U.S. Homeland Security Delegation Tours ODU Vision Lab
April 18, 2012
A delegation of local military and law enforcement officials working for the U.S. Department of Homeland Security visited Old Dominion University's Computational Intelligence and Machine Vision Laboratory (Vision Lab) on Monday, April 16.
"The future is in good hands with your generation," Robert Mathieson of the U.S. Marshals Service told Loc Tran, a Ph.D. student in electrical and computer engineering, and one of the students who led a tour of the facility.

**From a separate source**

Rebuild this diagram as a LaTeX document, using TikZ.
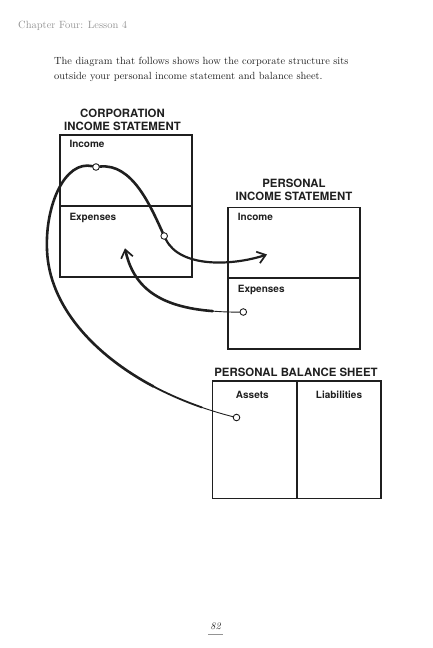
\documentclass[tikz,border=0pt]{standalone}
\usepackage{fontspec}
\newfontfamily\sansfam{TeX Gyre Heros}
\usetikzlibrary{arrows.meta}
\pgfdeclarelayer{frames}
\pgfdeclarelayer{flows}
\pgfsetlayers{frames,flows,main}
\definecolor{headgray}{gray}{0.58}
\definecolor{ink}{gray}{0.12}

\begin{document}
\begin{tikzpicture}[x=1pt,y=-1pt,
  frame/.style={draw=ink, line width=1.5pt, inner sep=0pt, rectangle},
  heading/.style={font=\sansfam\bfseries\fontsize{11.4}{13}\selectfont, anchor=base, inner sep=0pt, text=ink},
  field/.style={font=\sansfam\bfseries\fontsize{10}{11}\selectfont, inner sep=0pt, text=ink},
  body/.style={font=\fontsize{10.4}{12}\selectfont, anchor=base west, inner sep=0pt, text=ink},
  dot/.style={circle, draw=ink, fill=white, line width=0.9pt, minimum size=6.6pt, inner sep=0pt},
  flow/.style={draw=ink, line width=2.6pt, line cap=round},
  midflow/.style={draw=ink, line width=1.8pt, line cap=round},
  thinflow/.style={draw=ink, line width=0.9pt, line cap=round},
  barb/.style={-{Straight Barb[length=8pt,width=12pt,line width=1.7pt]}}
]
\useasboundingbox (0,0) rectangle (432,648);

% running head and introductory sentence
\node[body, font=\fontsize{10.5}{12}\selectfont, text=headgray] (runhead) at (18,28) {Chapter Four: Lesson 4};
\node[body] (intro1) at (54,64.5) {The diagram that follows shows how the corporate structure sits};
\node[body] (intro2) at (54,79.5) {outside your personal income statement and balance sheet.};

% the three statements
\begin{pgfonlayer}{frames}
  \node[frame, minimum width=132pt, minimum height=142pt] (corp) at (126,206) {};
  \draw[ink, line width=1.5pt] (corp.west) -- (corp.east);
  \node[frame, minimum width=132.3pt, minimum height=141.7pt] (pers) at (293.9,278.2) {};
  \draw[ink, line width=1.5pt] (pers.west) -- (pers.east);
  \node[frame, minimum width=168.3pt, minimum height=117.3pt] (bal) at (296.85,439.65) {};
  \draw[ink, line width=1.5pt] (bal.north) -- (bal.south);
\end{pgfonlayer}

\node[heading] (corpt1) at (122.5,117) {CORPORATION};
\node[heading] (corpt2) at (122.5,130.2) {INCOME STATEMENT};
\node[heading] (perst1) at (294,187.5) {PERSONAL};
\node[heading] (perst2) at (294,200.8) {INCOME STATEMENT};
\node[heading] (balt) at (296,376.6) {PERSONAL BALANCE SHEET};

\node[field, anchor=base west] (corpinc) at (69.3,147.6) {Income};
\node[field, anchor=base west] (corpexp) at (69.3,220.6) {Expenses};
\node[field, anchor=base west] (persinc) at (237.7,220) {Income};
\node[field, anchor=base west] (persexp) at (237.7,292) {Expenses};
\node[field, anchor=base] (assets) at (252.3,398.6) {Assets};
\node[field, anchor=base] (liab) at (339,398.6) {Liabilities};

% junction points of the money flows
\node[dot] (ctop) at (96,167) {};
\node[dot] (cexp) at (164.2,236) {};
\node[dot] (pexp) at (243.3,312) {};
\node[dot] (asset) at (236.5,417.5) {};

\coordinate (loop) at (47,250);
\coordinate (taper) at (153.4,386.4);
\coordinate (taper2) at (201.9,407.4);
\coordinate (pstart) at (212.7,311.1);
\coordinate (corptip) at (125,248.3);
\coordinate (perstip) at (267,254.5);

\begin{pgfonlayer}{flows}
  % corporate income paid out to personal income
  \draw[flow] (ctop) .. controls (132,163) and (150,205) .. (cexp);
  \draw[flow, line width=2.2pt, barb] (cexp) .. controls (180,268) and (232,266) .. (perstip);
  % corporate income looping down into personal assets, thinning as it goes
  \draw[flow] (ctop) .. controls (65,160) and (45,205) .. (loop);
  \draw[flow] (loop) .. controls (49.1,306) and (93.8,354.7) .. (taper);
  \draw[midflow] (taper) .. controls (168.7,394.5) and (185,401.5) .. (taper2);
  \draw[thinflow] (taper2) .. controls (213.2,411.3) and (224.8,414.7) .. (asset);
  % personal expenses paid back through the corporation
  \draw[thinflow] (pexp) .. controls (232,312.2) and (222,311.9) .. (pstart);
  \draw[flow, barb] (pstart) .. controls (160.1,307) and (133.5,288) .. (corptip);
\end{pgfonlayer}

% folio
\node[font=\itshape\fontsize{10}{12}\selectfont, inner sep=0pt, text=ink] (folio) at (215.5,626) {82};
\draw[headgray, line width=0.5pt] (208.3,634) -- (223.3,634);
\end{tikzpicture}
\end{document}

Vision Lab director Khan M. Iftekharuddin, professor of electrical and computer engineering in the Frank Batten College of Engineering and Technology, was excited to demonstrate the Vision Lab research technology to the delegation from Homeland Security.

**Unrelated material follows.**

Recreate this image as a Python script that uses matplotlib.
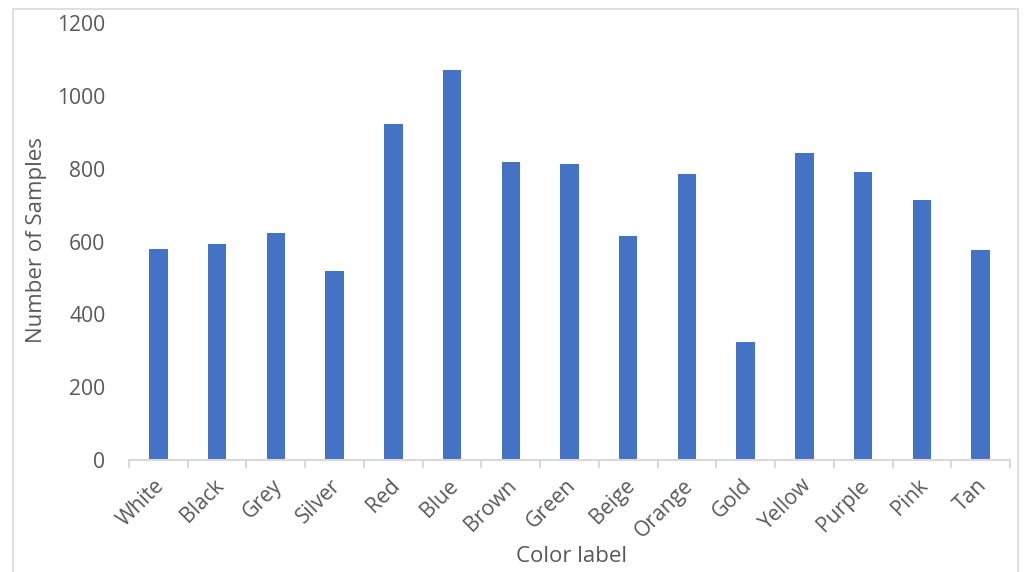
import matplotlib
matplotlib.use("Agg")
import matplotlib.pyplot as plt
from matplotlib.patches import Rectangle

categories = ["White", "Black", "Grey", "Silver", "Red", "Blue", "Brown", "Green",
              "Beige", "Orange", "Gold", "Yellow", "Purple", "Pink", "Tan"]
samples = [581, 593, 623, 520, 924, 1073, 819, 813, 615, 787, 324, 844, 791, 714, 576]
y_ticks = [0, 200, 400, 600, 800, 1000, 1200]

W, H = 1032, 572
bar_color = "#4472C4"
text_color = "#595959"
line_color = "#D9D9D9"

plt.rcParams["font.family"] = ["Open Sans", "DejaVu Sans"]

fig = plt.figure(figsize=(W / 100, H / 100), dpi=100)

# chart border
fig.patches.append(Rectangle((13 / W, -0.05), (1018 - 13) / W, 1.05 - 9 / H,
                             transform=fig.transFigure, fill=False,
                             edgecolor=line_color, linewidth=1.2))

left, right = 129 / W, 1010 / W
bottom, top = 1 - 460 / H, 1 - 23.3 / H
ax = fig.add_axes([left, bottom, right - left, top - bottom])

x = range(len(categories))
ax.bar(x, samples, width=0.315, color=bar_color, zorder=2)

ax.set_xlim(-0.5, len(categories) - 0.5)
ax.set_ylim(0, 1200)
ax.set_yticks(y_ticks)
ax.set_yticklabels([str(v) for v in y_ticks], fontsize=15.2, color=text_color)
ax.tick_params(axis="y", length=0, pad=17)

for s in ["top", "right", "left"]:
    ax.spines[s].set_visible(False)
ax.spines["bottom"].set_color(line_color)
ax.spines["bottom"].set_linewidth(1.5)

# category boundary ticks on the x axis
ax.set_xticks([i - 0.5 for i in range(len(categories) + 1)])
ax.set_xticklabels([])
ax.tick_params(axis="x", length=6, width=1.5, color=line_color, direction="out")

for i, name in enumerate(categories):
    ax.annotate(name, xy=(i, 0), xycoords=("data", "axes fraction"),
                xytext=(-3, -11), textcoords="offset points",
                rotation=45, ha="right", va="top", rotation_mode="anchor",
                fontsize=15.2, color=text_color)

fig.text((517 + 627) / 2 / W, 1 - 556 / H, "Color label", ha="center", va="center",
         fontsize=16, color=text_color)
fig.text(37 / W, 1 - 240 / H, "Number of Samples", ha="center", va="center",
         rotation=90, fontsize=16, color=text_color)

fig.savefig("out.png", dpi=100)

"We create exciting technologies that have direct bearing to many Homeland Security needs," Iftekharuddin said. "Active collaboration with user communities, such as this delegation, can make these tools even more effective."
Mark Laria, port director for U.S. Customs and Border Protection; Michael Lamonea, assistant special agent in charge with U.S. Immigration and Customs Enforcement; and Capt. Mark Ogle, sector commander, Sector Hampton Roads, with the U.S. Coast Guard, joined Mathieson for the visit. All four men work under the umbrella of the local office of the Department of Homeland Security.

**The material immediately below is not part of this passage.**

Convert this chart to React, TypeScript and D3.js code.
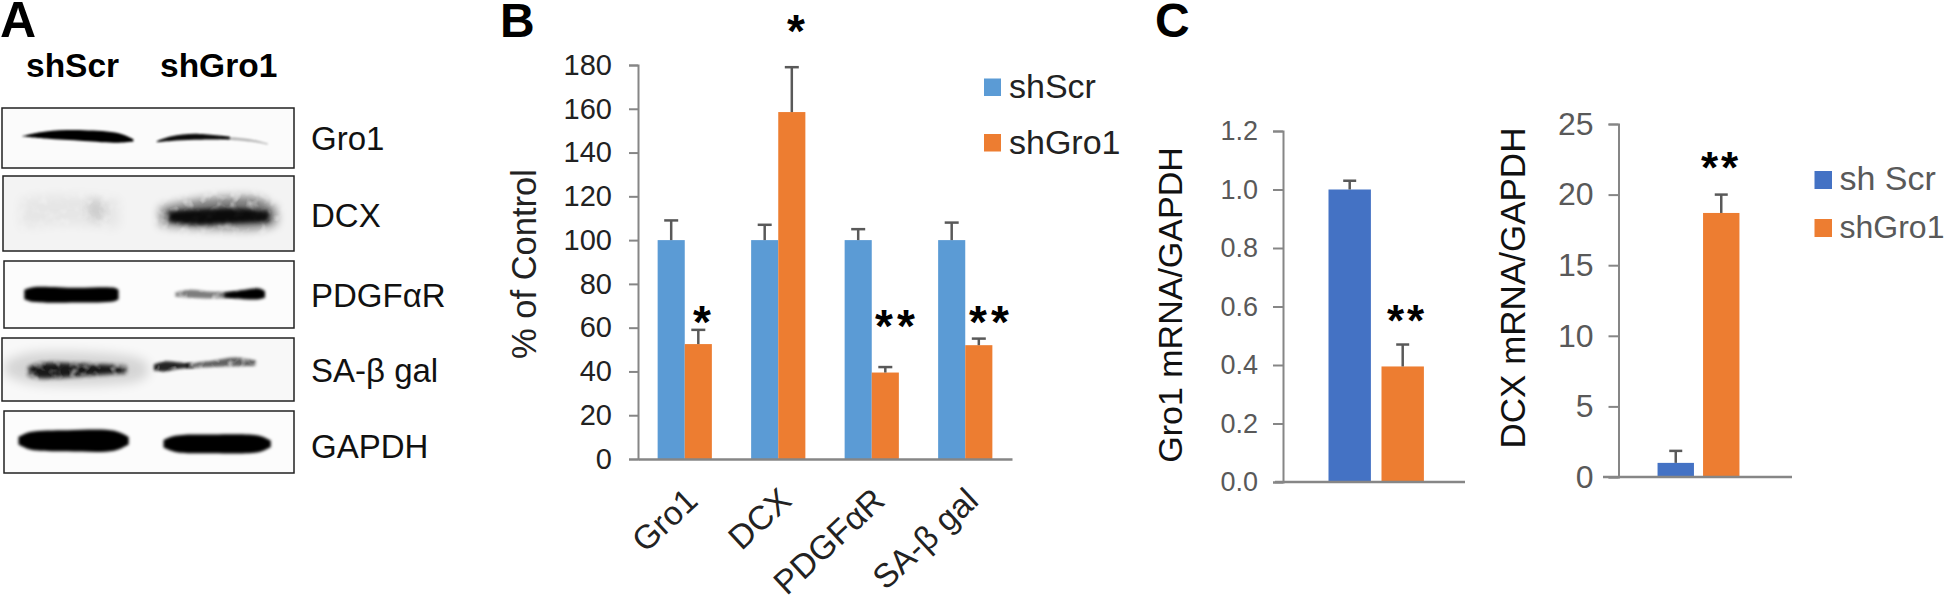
import { useEffect, useRef } from 'react';
import * as d3 from 'd3';

// Panel A - western blot strips
const blotNames = ['Gro1', 'DCX', 'PDGFαR', 'SA-β gal', 'GAPDH'];
const blotLanes = ['shScr', 'shGro1'];

// band outlines in percent of the strip: [x, centre, half height]
type Band = { strip: number; opacity: number; blur: number; grain?: boolean; points: number[][] };
const blotBands: Band[] = [
  { strip: 0, opacity: 1, blur: 0.8, points: [[7, 47, 0.5], [15, 45, 6], [28, 46, 9], [40, 50, 8], [45, 54, 2]] },
  { strip: 0, opacity: 0.95, blur: 0.8, points: [[53, 56, 1], [58, 51, 4], [66, 48, 5], [78, 50, 2]] },
  { strip: 0, opacity: 0.3, blur: 1.2, points: [[75, 50, 2], [85, 54, 2], [91, 60, 1]] },
  { strip: 1, opacity: 0.5, blur: 5, grain: true, points: [[54, 54, 12], [70, 50, 20], [88, 50, 20], [94, 54, 10]] },
  { strip: 1, opacity: 0.9, blur: 2.2, points: [[57, 54, 7], [65, 55, 10], [80, 53, 10], [91.5, 54, 7]] },
  { strip: 1, opacity: 0.1, blur: 4, grain: true, points: [[29, 44, 8], [32, 45, 16], [35, 48, 8]] },
  { strip: 1, opacity: 0.05, blur: 6, grain: true, points: [[6, 50, 20], [20, 45, 20], [40, 50, 20]] },
  { strip: 2, opacity: 1, blur: 1.4, points: [[7, 50, 7], [10, 50, 11], [25, 51, 11], [38, 50, 10], [39.5, 50, 7]] },
  { strip: 2, opacity: 0.5, blur: 1.6, grain: true, points: [[59, 50, 3], [64, 49, 6], [72, 51, 5], [80, 50, 5]] },
  { strip: 2, opacity: 1, blur: 1.4, points: [[76, 51, 3], [83, 50, 7], [88, 49, 8], [90, 50, 5]] },
  { strip: 3, opacity: 0.88, blur: 2, grain: true, points: [[9, 53, 7], [13, 52, 12], [24, 51, 11], [36, 50, 8], [42.5, 50, 6]] },
  { strip: 3, opacity: 0.14, blur: 6, points: [[1, 48, 10], [10, 48, 24], [45, 50, 20], [50, 50, 10]] },
  { strip: 3, opacity: 0.85, blur: 1.6, grain: true, points: [[52, 47, 5], [56, 45, 8], [61, 44, 5], [66, 44, 3]] },
  { strip: 3, opacity: 0.6, blur: 1.6, grain: true, points: [[63, 44, 4], [72, 41, 5], [80, 38, 7], [87, 40, 4]] },
  { strip: 4, opacity: 1, blur: 1.8, points: [[5, 48, 6], [9, 48, 14], [22, 48, 17], [38, 48, 16], [43, 48, 6]] },
  { strip: 4, opacity: 1, blur: 1.8, points: [[55, 53, 6], [59, 53, 13], [72, 53, 15], [88, 53, 13], [92, 53, 5]] },
];

// Panel B
const markers = ['Gro1', 'DCX', 'PDGFαR', 'SA-β gal'];
const groups = ['shScr', 'shGro1'];
const scrValues = [100, 100, 100, 100];
const scrErrTop = [109, 107, 105, 108];
const groValues = [52.5, 158.5, 39.5, 52];
const groErrTop = [59, 179, 42, 55];
const bStars = ['*', '*', '**', '**'];
const bTicks = [0, 20, 40, 60, 80, 100, 120, 140, 160, 180];

// Panel C
const conditions = ['sh Scr', 'shGro1'];
const gro1Mrna = [1.0, 0.395];
const gro1MrnaErrTop = [1.03, 0.47];
const gro1Ticks = [0, 0.2, 0.4, 0.6, 0.8, 1.0, 1.2];
const dcxMrna = [1, 18.7];
const dcxMrnaErrTop = [1.85, 20];
const dcxTicks = [0, 5, 10, 15, 20, 25];

const FONT = '"Liberation Sans", Arial, sans-serif';
const BLUE_B = '#5b9bd5';
const BLUE_C = '#4472c4';
const ORANGE = '#ed7d31';
const AXIS = '#868686';
const ERR = '#595959';

type Sel = d3.Selection<any, any, any, any>;

const label = (g: Sel, x: number, y: number, text: string, size: number, opts: any = {}) =>
  g.append('text')
    .attr('x', x)
    .attr('y', y)
    .attr('font-family', FONT)
    .attr('font-size', size)
    .attr('font-weight', opts.weight || 'normal')
    .attr('fill', opts.fill || '#111')
    .attr('text-anchor', opts.anchor || 'start')
    .attr('letter-spacing', opts.spacing || null)
    .attr('transform', opts.rotate ? `rotate(${opts.rotate},${x},${y})` : null)
    .text(text);

const yAxis = (g: Sel, scale: d3.ScaleLinear<number, number>, ticks: number[], x: number, fmt: (v: number) => string, size: number, tickLen: number, pad: number, color: string) => {
  const ax = g.append('g')
    .attr('transform', `translate(${x},0)`)
    .call(d3.axisLeft(scale).tickValues(ticks).tickFormat(fmt as any).tickSize(tickLen).tickPadding(pad));
  ax.selectAll('path,line').attr('stroke', AXIS).attr('stroke-width', 2);
  ax.selectAll('text')
    .attr('font-family', FONT)
    .attr('font-size', size)
    .attr('fill', color);
};

const errorBar = (g: Sel, x: number, y0: number, y1: number, cap: number) => {
  g.append('line').attr('x1', x).attr('x2', x).attr('y1', y0).attr('y2', y1)
    .attr('stroke', ERR).attr('stroke-width', 2.5);
  g.append('line').attr('x1', x - cap / 2).attr('x2', x + cap / 2).attr('y1', y1).attr('y2', y1)
    .attr('stroke', ERR).attr('stroke-width', 2.5);
};

const filterId = (b: Band) => `blur${String(b.blur).replace('.', '_')}${b.grain ? 'g' : ''}`;

const drawPanelA = (svg: Sel) => {
  const strips = [
    { x: 2, y: 108, w: 292, h: 60, bg: '#fbfbfb', base: 150 },
    { x: 3, y: 176, w: 291, h: 75, bg: '#f3f3f3', base: 227 },
    { x: 4, y: 261, w: 290, h: 67, bg: '#fcfcfc', base: 307 },
    { x: 2, y: 338, w: 292, h: 63, bg: '#f8f8f8', base: 382 },
    { x: 4, y: 411, w: 290, h: 62, bg: '#fcfcfc', base: 458 },
  ];
  const defs = svg.append('defs');
  blotBands.forEach((b) => {
    const id = filterId(b);
    if (!defs.select(`#${id}`).empty()) return;
    const f = defs.append('filter')
      .attr('id', id)
      .attr('x', '-30%').attr('y', '-100%').attr('width', '160%').attr('height', '300%');
    f.append('feGaussianBlur').attr('stdDeviation', b.blur).attr('result', 'soft');
    if (b.grain) {
      // mottled film look for the weaker bands
      f.append('feTurbulence').attr('type', 'fractalNoise').attr('baseFrequency', 0.1).attr('numOctaves', 2).attr('seed', 4);
      f.append('feColorMatrix').attr('values', '0 0 0 0 0  0 0 0 0 0  0 0 0 0 0  1.6 0 0 0 0.15').attr('result', 'noise');
      f.append('feComposite').attr('in', 'soft').attr('in2', 'noise').attr('operator', 'in');
    }
  });

  label(svg, 0, 37, 'A', 50, { weight: 'bold', fill: '#000' });
  label(svg, 26, 77, blotLanes[0], 33.5, { weight: 'bold', fill: '#000' });
  label(svg, 160, 77, blotLanes[1], 33.5, { weight: 'bold', fill: '#000' });

  strips.forEach((s, i) => {
    const px = d3.scaleLinear().domain([0, 100]).range([s.x, s.x + s.w]);
    const py = d3.scaleLinear().domain([0, 100]).range([s.y, s.y + s.h]);
    defs.append('clipPath').attr('id', `strip${i}`)
      .append('rect').attr('x', s.x).attr('y', s.y).attr('width', s.w).attr('height', s.h);
    svg.append('rect').attr('x', s.x).attr('y', s.y).attr('width', s.w).attr('height', s.h)
      .attr('fill', s.bg);
    const area = d3.area<number[]>()
      .x((d) => px(d[0]))
      .y0((d) => py(d[1] - d[2]))
      .y1((d) => py(d[1] + d[2]))
      .curve(d3.curveCatmullRom);
    const layer = svg.append('g').attr('clip-path', `url(#strip${i})`);
    blotBands.filter((b) => b.strip === i).forEach((b) => {
      layer.append('path')
        .attr('d', area(b.points) as string)
        .attr('fill', '#000')
        .attr('opacity', b.opacity)
        .attr('filter', `url(#${filterId(b)})`);
    });
    svg.append('rect').attr('x', s.x).attr('y', s.y).attr('width', s.w).attr('height', s.h)
      .attr('fill', 'none').attr('stroke', '#222').attr('stroke-width', 1.5);
    label(svg, 311, s.base, blotNames[i], 33, { fill: '#111' });
  });
};

const drawPanelB = (svg: Sel) => {
  const x0 = d3.scaleBand().domain(markers).range([638, 1012]).paddingInner(0.42).paddingOuter(0.21);
  const x1 = d3.scaleBand().domain(groups).range([0, x0.bandwidth()]);
  const y = d3.scaleLinear().domain([0, 180]).range([459, 65]);

  label(svg, 500, 37, 'B', 48, { weight: 'bold', fill: '#000' });

  markers.forEach((m, i) => {
    const xs = x0(m)! + x1('shScr')!;
    const xg = x0(m)! + x1('shGro1')!;
    const w = x1.bandwidth();
    svg.append('rect').attr('x', xs).attr('y', y(scrValues[i])).attr('width', w).attr('height', y(0) - y(scrValues[i])).attr('fill', BLUE_B);
    svg.append('rect').attr('x', xg).attr('y', y(groValues[i])).attr('width', w).attr('height', y(0) - y(groValues[i])).attr('fill', ORANGE);
    errorBar(svg, xs + w / 2, y(scrValues[i]), y(scrErrTop[i]), 14);
    errorBar(svg, xg + w / 2, y(groValues[i]), y(groErrTop[i]), 14);
    label(svg, x0(m)! + x0.bandwidth() / 2 + 15, 503, m, 33.5, { rotate: -43, anchor: 'end', fill: '#222' });
  });

  const starBase = [338, 47, 342, 338];
  const starX = [702, 796, 897, 991];
  bStars.forEach((s, i) => {
    label(svg, starX[i], starBase[i], s, 46, { anchor: 'middle', weight: 'bold', fill: '#000', spacing: s.length > 1 ? '4px' : null });
  });

  yAxis(svg, y, bTicks, 638, d3.format('d'), 29, 9, 17, '#222');
  const base = svg.append('g').attr('transform', `translate(0,${y(0)})`)
    .call(d3.axisBottom(x0).tickValues([]).tickSize(0).tickSizeOuter(0));
  base.select('path').attr('stroke', AXIS).attr('stroke-width', 2.5);

  label(svg, 536, 264, '% of Control', 34.5, { rotate: -90, anchor: 'middle', fill: '#222' });

  groups.forEach((g, i) => {
    const yy = d3.scalePoint().domain(groups).range([78.5, 134]);
    svg.append('rect').attr('x', 984).attr('y', yy(g)!).attr('width', 17).attr('height', 17.5).attr('fill', i ? ORANGE : BLUE_B);
    label(svg, 1009, yy(g)! + 19.5, g, 34, { fill: '#222' });
  });
};

const drawSmallChart = (svg: Sel, values: number[], errTop: number[], ticks: number[], opts: any) => {
  const x = d3.scaleBand().domain(conditions).range(opts.bars).paddingInner(0.2).paddingOuter(0.1);
  const y = d3.scaleLinear().domain([0, ticks[ticks.length - 1]]).range(opts.yRange);

  conditions.forEach((c, i) => {
    svg.append('rect').attr('x', x(c)!).attr('y', y(values[i])).attr('width', x.bandwidth())
      .attr('height', y(0) - y(values[i])).attr('fill', i ? ORANGE : BLUE_C);
    errorBar(svg, x(c)! + x.bandwidth() / 2, y(values[i]), y(errTop[i]), 13);
  });

  yAxis(svg, y, ticks, opts.axisX, opts.fmt, opts.tickSize, 10, 15, '#595959');
  svg.append('line').attr('x1', opts.baseFrom).attr('x2', opts.baseTo).attr('y1', y(0)).attr('y2', y(0))
    .attr('stroke', AXIS).attr('stroke-width', 2.5);

  label(svg, opts.titleX, opts.titleY, opts.title, opts.titleSize, { rotate: -90, anchor: 'middle', fill: '#111' });
  label(svg, opts.starX, opts.starY, '**', 44, { anchor: 'middle', weight: 'bold', fill: '#000', spacing: '3px' });
};

const drawPanelC = (svg: Sel) => {
  label(svg, 1155, 37, 'C', 48, { weight: 'bold', fill: '#000' });

  drawSmallChart(svg, gro1Mrna, gro1MrnaErrTop, gro1Ticks, {
    bars: [1323.2, 1429.2], yRange: [482, 131], axisX: 1283, fmt: d3.format('.1f'), tickSize: 27,
    baseFrom: 1275, baseTo: 1465, title: 'Gro1 mRNA/GAPDH', titleX: 1182, titleY: 305, titleSize: 34,
    starX: 1407, starY: 336,
  });
  drawSmallChart(svg, dcxMrna, dcxMrnaErrTop, dcxTicks, {
    bars: [1653, 1744], yRange: [477, 124], axisX: 1618.5, fmt: d3.format('d'), tickSize: 32,
    baseFrom: 1603, baseTo: 1792, title: 'DCX mRNA/GAPDH', titleX: 1525, titleY: 288, titleSize: 35,
    starX: 1721, starY: 183,
  });

  conditions.forEach((c, i) => {
    const yy = d3.scalePoint().domain(conditions).range([171, 219]);
    svg.append('rect').attr('x', 1814.5).attr('y', yy(c)!).attr('width', 17.5).attr('height', 18).attr('fill', i ? ORANGE : BLUE_C);
    label(svg, 1839.5, yy(c)! + 19, c, i ? 32 : 34, { fill: '#595959' });
  });
};

export default function App() {
  const ref = useRef<SVGSVGElement>(null);

  useEffect(() => {
    if (!ref.current) return;
    const svg = d3.select(ref.current);
    svg.selectAll('*').remove();
    drawPanelA(svg);
    drawPanelB(svg);
    drawPanelC(svg);
  }, []);

  return (
    <svg
      ref={ref}
      width={1945}
      height={600}
      viewBox="0 0 1945 600"
      style={{ position: 'absolute', left: 0, top: 0, background: '#fff' }}
    />
  );
}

Among the technologies demonstrated for the delegation were a Vision Lab computer algorithm that creates three-dimensional facial images, an experimental computer program that allows the user to control simple movements of a remote device with brain waves, and a high-quality, long-range video camera that can be used for long distance facial recognition.
The visitors frequently remarked how useful the Vision Lab technology would be for various Homeland Security tasks their officers undertake.
Vision Lab researchers focus on developing new algorithms and architectures for real-time applications in the areas of signal processing, image processing, computer vision, pattern recognition and biologically inspired object recognition.
The lab's work has been recognized by grant-funding agencies, particularly in the homeland security field, for several years.
Among the new projects being undertaken by Vision Lab researchers are an algorithm to aid in long-distance facial recognition, 3-D face modeling using static image frames, and an automatic image stabilizer that uses data points from moving images to create a more visible still image. Work is also going on in the area of brain tumor detection under another National Institutes of Health-funded project.